Security must protect citizens in practice as well as principle. That requires governance frameworks that evolve alongside technology and reflect the shared nature of Caribbean maritime and airspace. Several Caribbean states have introduced national regulatory frameworks governing unmanned aircraft systems (UAS). Trinidad and Tobago, for example, enacted its Unmanned Aircraft Systems Regulations in 2016, requiring drone registration, operator approval, insurance and defined operational limitations. In the Eastern Caribbean, member states of the Organisation of Eastern Caribbean States (OECS) fall under the authority of the Eastern Caribbean Civil Aviation Authority (ECCAA) which regulates drone operations, no-fly zones and licensing across participating territories. Barbados and other jurisdictions have also issued statutory instruments and civil aviation guidance addressing unmanned systems.
These developments demonstrate awareness of emerging technological risks. However, the frameworks remain primarily national or sub-regional in scope.
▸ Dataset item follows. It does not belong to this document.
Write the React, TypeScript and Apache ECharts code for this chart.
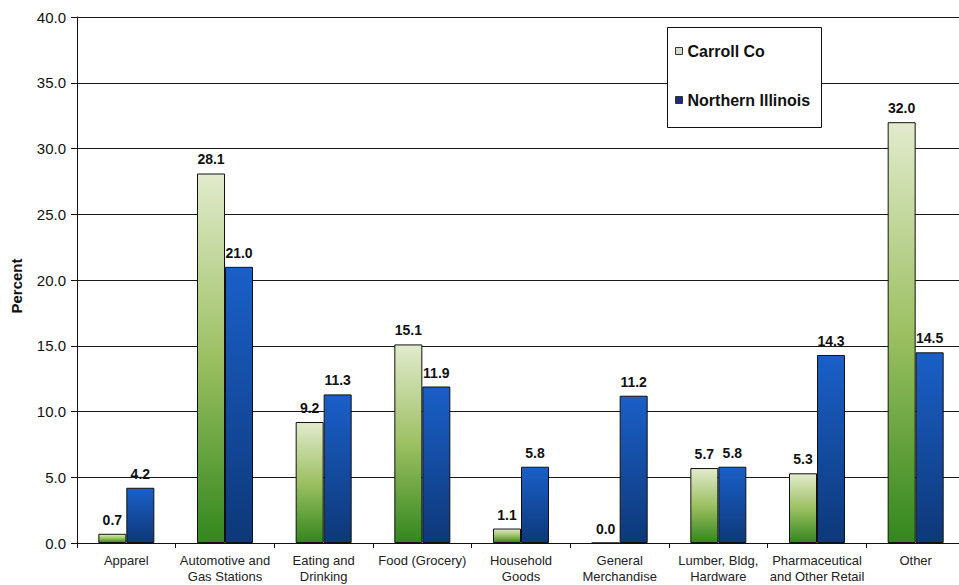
import React, { useEffect, useRef } from "react";
import * as echarts from "echarts";

const categories = [
  "Apparel",
  "Automotive and\nGas Stations",
  "Eating and\nDrinking",
  "Food (Grocery)",
  "Household\nGoods",
  "General\nMerchandise",
  "Lumber, Bldg,\nHardware",
  "Pharmaceutical\nand Other Retail",
  "Other",
];
const carrollCo = [0.7, 28.1, 9.2, 15.1, 1.1, 0.0, 5.7, 5.3, 32.0];
const northernIllinois = [4.2, 21.0, 11.3, 11.9, 5.8, 11.2, 5.8, 14.3, 14.5];
const yTicks = { min: 0, max: 40, interval: 5 };

const FONT = "'Liberation Sans', Arial, sans-serif";

export default function App() {
  const ref = useRef<HTMLDivElement>(null);
  useEffect(() => {
    if (!ref.current) return;
    const chart = echarts.init(ref.current, null, { renderer: "svg" });
    const green = new echarts.graphic.LinearGradient(0, 0, 0, 1, [
      { offset: 0, color: "#e2ebcd" },
      { offset: 0.5, color: "#9cc062" },
      { offset: 1, color: "#33871d" },
    ]);
    const blue = new echarts.graphic.LinearGradient(0, 0, 0, 1, [
      { offset: 0, color: "#1a5fc8" },
      { offset: 1, color: "#0e3878" },
    ]);
    const label = {
      show: true,
      position: "top",
      distance: 7,
      fontFamily: FONT,
      fontWeight: "bold",
      fontSize: 14,
      color: "#111",
      formatter: (p: any) => Number(p.value).toFixed(1),
    };
    chart.setOption({
      animation: false,
      backgroundColor: "#fff",
      textStyle: { fontFamily: FONT },
      grid: {
        left: 77,
        top: 17,
        bottom: 42,
        right: -6,
        containLabel: false,
        outerBoundsMode: "none",
      },
      legend: {
        orient: "vertical",
        left: 670,
        top: 38,
        itemGap: 33,
        itemWidth: 7,
        itemHeight: 7,
        z: 10,
        textStyle: { fontFamily: FONT, fontWeight: "bold", fontSize: 16, color: "#111" },
        data: [
          { name: "Carroll Co", icon: "rect", itemStyle: { color: "#d6dccb", borderColor: "#333", borderWidth: 1 } },
          { name: "Northern Illinois", icon: "rect", itemStyle: { color: "#1c2a78", borderColor: "#333", borderWidth: 1 } },
        ],
      },
      graphic: [
        {
          type: "rect",
          z: 5,
          shape: { x: 667.5, y: 27.5, width: 154, height: 100 },
          style: { fill: "#fff", stroke: "#111", lineWidth: 1 },
        },
        {
          type: "text",
          z: 5,
          x: 16,
          y: 286,
          rotation: Math.PI / 2,
          style: {
            text: "Percent",
            fontFamily: FONT,
            fontWeight: "bold",
            fontSize: 15,
            fill: "#111",
            align: "center",
            verticalAlign: "middle",
          },
        },
      ],
      xAxis: {
        type: "category",
        data: categories,
        axisLine: { lineStyle: { color: "#111" } },
        axisTick: { show: true, length: 5, lineStyle: { color: "#111" } },
        axisLabel: {
          interval: 0,
          margin: 9,
          fontFamily: FONT,
          fontSize: 13,
          lineHeight: 16,
          color: "#222",
        },
      },
      yAxis: {
        type: "value",
        min: yTicks.min,
        max: yTicks.max,
        interval: yTicks.interval,
        axisLine: { show: true, lineStyle: { color: "#111" } },
        axisTick: { show: true, length: 6, lineStyle: { color: "#111" } },
        axisLabel: {
          margin: 11,
          fontFamily: FONT,
          fontSize: 15,
          color: "#111",
          formatter: (v: number) => v.toFixed(1),
        },
        splitLine: { show: true, lineStyle: { color: "#1a1a1a", width: 1 } },
      },
      series: [
        {
          name: "Carroll Co",
          type: "bar",
          data: carrollCo,
          barWidth: 28,
          barGap: "0%",
          itemStyle: { color: green, borderColor: "#111", borderWidth: 1 },
          label,
        },
        {
          name: "Northern Illinois",
          type: "bar",
          data: northernIllinois,
          barWidth: 28,
          itemStyle: { color: blue, borderColor: "#111", borderWidth: 1 },
          label,
        },
      ],
    });
    return () => chart.dispose();
  }, []);
  return (
    <div
      ref={ref}
      style={{ position: "fixed", left: 0, top: 0, width: 959, height: 585 }}
    />
  );
}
They do not yet constitute a harmonised CARICOM-wide policy governing the intersection of drone surveillance, maritime interdiction and cross-border security operations. In a geographically interconnected basin, where airspace and maritime corridors overlap, regulatory inconsistency can create gaps in oversight and uncertainty in accountability.
Therefore, a coordinated regional review through CARICOM, supported by IMPACS and relevant civil aviation and maritime authorities could assess existing legislation, identify gaps and determine whether harmonization is required. Such alignment would strengthen cooperative security efforts by ensuring that activities in shared space are regionally understood and legally coherent.
Public communication must remain balanced. While tactical details may remain confidential, structured institutional reporting on legal authority and aggregate outcomes helps maintain confidence. Regional coordination and measured transparency are stabilizing for small states whose economies depend on secure and predictable seas.
The Caribbean people’s appeal is not asking too much. The region recognizes the necessity of cooperation and acknowledges that lawful interdiction is sometimes required. What it seeks is not withdrawal from partnership, but participation in it. A participation grounded in regional knowledge and coherent alignment across shared maritime and airspace.

Our sea is shared, and so too is the sky above it. Each island's sovereignty need not be loudly asserted to be meaningful. However, it must be clearly articulated and collectively exercised. In this war on narcotics and the evolution of drone piracy, if a white flag is raised in these waters, it should signal diplomatic order. It is an appeal for structured engagement, ethical restraint and sophisticated governance that matches technological capability.
The Caribbean does not deny the urgency of confronting transnational crime. It asks that cooperation be transparent in framework, proportionate in application and regionally understood in scope. Strength in the Caribbean context is measured not only by the ability to project force, but by the capacity to steward shared space responsibly, safeguard human life and ensure that partnership reinforces regional confidence.
That is the standard to which our shared waters should be held.